DATASET CONTENT:

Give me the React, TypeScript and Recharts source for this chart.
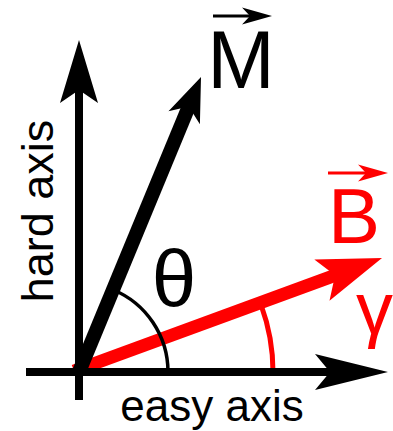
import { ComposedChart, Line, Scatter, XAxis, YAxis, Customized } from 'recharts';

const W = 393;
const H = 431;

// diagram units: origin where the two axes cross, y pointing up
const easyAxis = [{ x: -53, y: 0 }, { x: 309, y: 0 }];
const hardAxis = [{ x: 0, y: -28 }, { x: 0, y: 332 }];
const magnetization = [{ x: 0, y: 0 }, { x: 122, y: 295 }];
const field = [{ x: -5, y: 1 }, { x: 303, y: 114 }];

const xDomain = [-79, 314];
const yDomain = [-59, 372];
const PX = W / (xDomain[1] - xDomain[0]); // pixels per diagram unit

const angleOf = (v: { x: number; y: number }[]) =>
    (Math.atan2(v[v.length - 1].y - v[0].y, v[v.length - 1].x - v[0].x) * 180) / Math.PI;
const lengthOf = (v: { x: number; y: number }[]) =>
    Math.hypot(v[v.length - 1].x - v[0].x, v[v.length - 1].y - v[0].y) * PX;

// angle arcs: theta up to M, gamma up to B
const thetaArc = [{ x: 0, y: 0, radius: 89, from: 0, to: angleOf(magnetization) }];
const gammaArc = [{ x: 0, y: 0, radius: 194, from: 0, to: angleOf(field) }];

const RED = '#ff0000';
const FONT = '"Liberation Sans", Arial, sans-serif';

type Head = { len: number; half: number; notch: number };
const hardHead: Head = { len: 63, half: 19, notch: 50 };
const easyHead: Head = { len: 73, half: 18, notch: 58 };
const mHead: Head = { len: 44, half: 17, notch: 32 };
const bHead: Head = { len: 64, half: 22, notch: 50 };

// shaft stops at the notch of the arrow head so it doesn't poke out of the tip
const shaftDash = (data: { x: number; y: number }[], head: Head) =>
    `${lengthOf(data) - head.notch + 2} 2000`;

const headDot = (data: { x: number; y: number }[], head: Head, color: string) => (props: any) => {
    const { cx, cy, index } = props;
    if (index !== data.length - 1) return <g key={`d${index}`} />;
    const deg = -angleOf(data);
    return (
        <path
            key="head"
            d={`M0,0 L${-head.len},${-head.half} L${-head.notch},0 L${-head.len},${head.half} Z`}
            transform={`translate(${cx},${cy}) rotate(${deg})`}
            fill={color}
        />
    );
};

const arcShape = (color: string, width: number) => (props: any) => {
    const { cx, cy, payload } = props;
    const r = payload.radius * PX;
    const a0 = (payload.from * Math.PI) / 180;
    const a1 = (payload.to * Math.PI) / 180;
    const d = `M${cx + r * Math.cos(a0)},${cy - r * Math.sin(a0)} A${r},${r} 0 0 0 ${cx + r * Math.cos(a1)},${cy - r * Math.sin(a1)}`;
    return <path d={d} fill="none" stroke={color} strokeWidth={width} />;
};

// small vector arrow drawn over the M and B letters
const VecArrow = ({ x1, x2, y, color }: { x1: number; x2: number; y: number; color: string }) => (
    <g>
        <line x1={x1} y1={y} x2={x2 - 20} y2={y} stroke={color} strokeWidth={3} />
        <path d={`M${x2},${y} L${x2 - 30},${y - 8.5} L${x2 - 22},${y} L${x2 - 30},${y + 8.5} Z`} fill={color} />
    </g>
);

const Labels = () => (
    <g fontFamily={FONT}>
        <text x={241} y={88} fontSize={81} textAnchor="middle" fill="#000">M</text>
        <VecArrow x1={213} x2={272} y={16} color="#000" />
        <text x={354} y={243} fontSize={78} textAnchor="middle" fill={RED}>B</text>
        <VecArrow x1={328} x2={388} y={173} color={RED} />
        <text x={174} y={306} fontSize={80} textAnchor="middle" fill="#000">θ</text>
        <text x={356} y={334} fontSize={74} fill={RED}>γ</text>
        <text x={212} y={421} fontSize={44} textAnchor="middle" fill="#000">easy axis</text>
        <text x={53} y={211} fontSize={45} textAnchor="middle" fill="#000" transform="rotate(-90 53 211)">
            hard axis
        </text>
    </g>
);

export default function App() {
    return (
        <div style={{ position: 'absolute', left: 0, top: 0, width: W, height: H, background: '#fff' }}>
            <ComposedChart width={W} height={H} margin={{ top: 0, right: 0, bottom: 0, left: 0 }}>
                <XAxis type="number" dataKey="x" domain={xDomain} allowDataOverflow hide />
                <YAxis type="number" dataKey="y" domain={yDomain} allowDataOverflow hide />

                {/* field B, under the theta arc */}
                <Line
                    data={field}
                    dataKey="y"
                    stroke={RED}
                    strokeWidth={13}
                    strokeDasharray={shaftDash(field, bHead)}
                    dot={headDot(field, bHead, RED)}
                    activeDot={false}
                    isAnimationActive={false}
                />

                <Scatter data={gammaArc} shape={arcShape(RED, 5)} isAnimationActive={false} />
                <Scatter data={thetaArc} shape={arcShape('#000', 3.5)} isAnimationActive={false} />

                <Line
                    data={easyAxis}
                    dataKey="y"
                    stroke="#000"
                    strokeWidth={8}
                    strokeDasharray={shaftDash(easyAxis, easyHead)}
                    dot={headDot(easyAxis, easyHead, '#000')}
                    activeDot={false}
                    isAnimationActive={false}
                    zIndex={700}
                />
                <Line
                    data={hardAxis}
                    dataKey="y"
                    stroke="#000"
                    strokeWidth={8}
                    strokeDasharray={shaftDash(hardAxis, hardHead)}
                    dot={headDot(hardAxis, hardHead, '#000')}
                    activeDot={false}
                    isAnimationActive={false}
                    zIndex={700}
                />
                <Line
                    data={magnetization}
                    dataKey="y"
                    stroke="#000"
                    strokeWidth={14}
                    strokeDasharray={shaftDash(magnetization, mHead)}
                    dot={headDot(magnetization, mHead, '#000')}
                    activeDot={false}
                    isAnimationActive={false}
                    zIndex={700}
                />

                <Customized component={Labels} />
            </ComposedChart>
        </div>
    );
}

AIM: Exclude the images and reproduce the remaining data exactly.

ANSWER BELOW:
Give me the React, TypeScript and Recharts source for this chart.
import { ComposedChart, Line, Scatter, XAxis, YAxis, Customized } from 'recharts';

const W = 393;
const H = 431;

// diagram units: origin where the two axes cross, y pointing up
const easyAxis = [{ x: -53, y: 0 }, { x: 309, y: 0 }];
const hardAxis = [{ x: 0, y: -28 }, { x: 0, y: 332 }];
const magnetization = [{ x: 0, y: 0 }, { x: 122, y: 295 }];
const field = [{ x: -5, y: 1 }, { x: 303, y: 114 }];

const xDomain = [-79, 314];
const yDomain = [-59, 372];
const PX = W / (xDomain[1] - xDomain[0]); // pixels per diagram unit

const angleOf = (v: { x: number; y: number }[]) =>
    (Math.atan2(v[v.length - 1].y - v[0].y, v[v.length - 1].x - v[0].x) * 180) / Math.PI;
const lengthOf = (v: { x: number; y: number }[]) =>
    Math.hypot(v[v.length - 1].x - v[0].x, v[v.length - 1].y - v[0].y) * PX;

// angle arcs: theta up to M, gamma up to B
const thetaArc = [{ x: 0, y: 0, radius: 89, from: 0, to: angleOf(magnetization) }];
const gammaArc = [{ x: 0, y: 0, radius: 194, from: 0, to: angleOf(field) }];

const RED = '#ff0000';
const FONT = '"Liberation Sans", Arial, sans-serif';

type Head = { len: number; half: number; notch: number };
const hardHead: Head = { len: 63, half: 19, notch: 50 };
const easyHead: Head = { len: 73, half: 18, notch: 58 };
const mHead: Head = { len: 44, half: 17, notch: 32 };
const bHead: Head = { len: 64, half: 22, notch: 50 };

// shaft stops at the notch of the arrow head so it doesn't poke out of the tip
const shaftDash = (data: { x: number; y: number }[], head: Head) =>
    `${lengthOf(data) - head.notch + 2} 2000`;

const headDot = (data: { x: number; y: number }[], head: Head, color: string) => (props: any) => {
    const { cx, cy, index } = props;
    if (index !== data.length - 1) return <g key={`d${index}`} />;
    const deg = -angleOf(data);
    return (
        <path
            key="head"
            d={`M0,0 L${-head.len},${-head.half} L${-head.notch},0 L${-head.len},${head.half} Z`}
            transform={`translate(${cx},${cy}) rotate(${deg})`}
            fill={color}
        />
    );
};

const arcShape = (color: string, width: number) => (props: any) => {
    const { cx, cy, payload } = props;
    const r = payload.radius * PX;
    const a0 = (payload.from * Math.PI) / 180;
    const a1 = (payload.to * Math.PI) / 180;
    const d = `M${cx + r * Math.cos(a0)},${cy - r * Math.sin(a0)} A${r},${r} 0 0 0 ${cx + r * Math.cos(a1)},${cy - r * Math.sin(a1)}`;
    return <path d={d} fill="none" stroke={color} strokeWidth={width} />;
};

// small vector arrow drawn over the M and B letters
const VecArrow = ({ x1, x2, y, color }: { x1: number; x2: number; y: number; color: string }) => (
    <g>
        <line x1={x1} y1={y} x2={x2 - 20} y2={y} stroke={color} strokeWidth={3} />
        <path d={`M${x2},${y} L${x2 - 30},${y - 8.5} L${x2 - 22},${y} L${x2 - 30},${y + 8.5} Z`} fill={color} />
    </g>
);

const Labels = () => (
    <g fontFamily={FONT}>
        <text x={241} y={88} fontSize={81} textAnchor="middle" fill="#000">M</text>
        <VecArrow x1={213} x2={272} y={16} color="#000" />
        <text x={354} y={243} fontSize={78} textAnchor="middle" fill={RED}>B</text>
        <VecArrow x1={328} x2={388} y={173} color={RED} />
        <text x={174} y={306} fontSize={80} textAnchor="middle" fill="#000">θ</text>
        <text x={356} y={334} fontSize={74} fill={RED}>γ</text>
        <text x={212} y={421} fontSize={44} textAnchor="middle" fill="#000">easy axis</text>
        <text x={53} y={211} fontSize={45} textAnchor="middle" fill="#000" transform="rotate(-90 53 211)">
            hard axis
        </text>
    </g>
);

export default function App() {
    return (
        <div style={{ position: 'absolute', left: 0, top: 0, width: W, height: H, background: '#fff' }}>
            <ComposedChart width={W} height={H} margin={{ top: 0, right: 0, bottom: 0, left: 0 }}>
                <XAxis type="number" dataKey="x" domain={xDomain} allowDataOverflow hide />
                <YAxis type="number" dataKey="y" domain={yDomain} allowDataOverflow hide />

                {/* field B, under the theta arc */}
                <Line
                    data={field}
                    dataKey="y"
                    stroke={RED}
                    strokeWidth={13}
                    strokeDasharray={shaftDash(field, bHead)}
                    dot={headDot(field, bHead, RED)}
                    activeDot={false}
                    isAnimationActive={false}
                />

                <Scatter data={gammaArc} shape={arcShape(RED, 5)} isAnimationActive={false} />
                <Scatter data={thetaArc} shape={arcShape('#000', 3.5)} isAnimationActive={false} />

                <Line
                    data={easyAxis}
                    dataKey="y"
                    stroke="#000"
                    strokeWidth={8}
                    strokeDasharray={shaftDash(easyAxis, easyHead)}
                    dot={headDot(easyAxis, easyHead, '#000')}
                    activeDot={false}
                    isAnimationActive={false}
                    zIndex={700}
                />
                <Line
                    data={hardAxis}
                    dataKey="y"
                    stroke="#000"
                    strokeWidth={8}
                    strokeDasharray={shaftDash(hardAxis, hardHead)}
                    dot={headDot(hardAxis, hardHead, '#000')}
                    activeDot={false}
                    isAnimationActive={false}
                    zIndex={700}
                />
                <Line
                    data={magnetization}
                    dataKey="y"
                    stroke="#000"
                    strokeWidth={14}
                    strokeDasharray={shaftDash(magnetization, mHead)}
                    dot={headDot(magnetization, mHead, '#000')}
                    activeDot={false}
                    isAnimationActive={false}
                    zIndex={700}
                />

                <Customized component={Labels} />
            </ComposedChart>
        </div>
    );
}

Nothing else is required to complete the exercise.